On both a personal and professional level, Berry said fulfilling his obligations to the late model program is extremely important to him.
“Honestly, it’s been tough. It’s been week-to-week really trying to figure out how to go week-to-week,” Berry said. “This late model program is an important part…it’s important to JR Motorsports but it’s important to me, too, personally. I’ve been doing this a long time and I want to fulfill my obligations with them. I don’t want anybody to feel like I turned my back on this program running these other opportunities.”
Berry said he plans to run eight to nine more late model races for JR Motorsports this season. He confirmed he’ll be back with the Rackley W.A.R. team at Watkins Glen (N.Y.) Int’l next weekend, but since that deal is on a race-by-race basis, his schedule remains influx.
“I’m going to be running the Rackley W.A.R. truck at Watkins Glen next week. We’ve been kind of taking that deal week-to-week, just seeing how it’s going,” Berry said. “We’ve had some success and their program is turning around a little bit. We’ve had some good runs.

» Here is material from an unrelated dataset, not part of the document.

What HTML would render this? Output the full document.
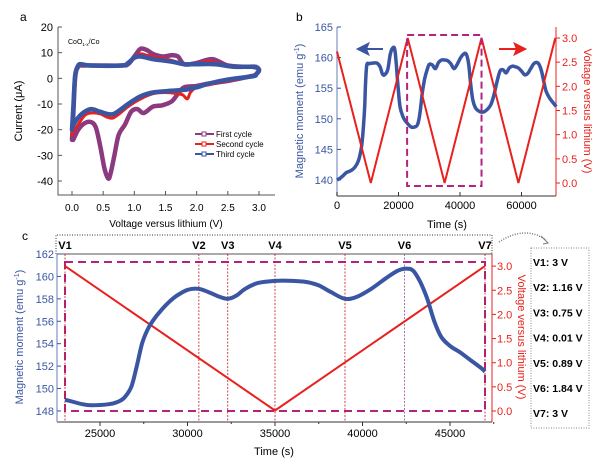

“I’d like to run that the rest of the season. I don’t know if that’s going be possible with them. That’s really up to them. In the meantime, we’ll just see what other opportunities come about.”
While nothing is signed, Berry said he feels good about putting a program together to race somewhere in NASCAR next season. With what team and in what series are two questions that remain unanswered.
“It’s important to me the second half of the year to run this car a good bid and see what the future holds for ’22,” Berry said. “I feel good about having some opportunities in the Xfinity or Truck Series, it’s just going to be a matter of time and getting everything figured out and see what happens going forward.”
One event that is up in the air on Berry’s schedule is the annual ValleyStar Credit Union 300 late model stock car race at Martinsville (Va.) Speedway. That event conflicts with the Las Vegas (Nev.) Motor Speedway NASCAR weekend, but Berry said if he doesn’t have any deals lined up to race in Las Vegas to expect him at Martinsville.
“There is a conflict with Las Vegas there. That’s kind of still up in the air,” Berry said. “Obviously if it is available and I’m not at Vegas, I’m going to be at Martinsville for sure. It’s important for me to take the opportunities that I can get in these bigger cars, especially at the mile and a halfs.
“That’s a huge step for me. I’ve kind of proven some of the short tracks and different tracks that I can get around pretty good. The mile and a halfs are a big step and I think for us going forward it’s important for me to get a lot of experience there.”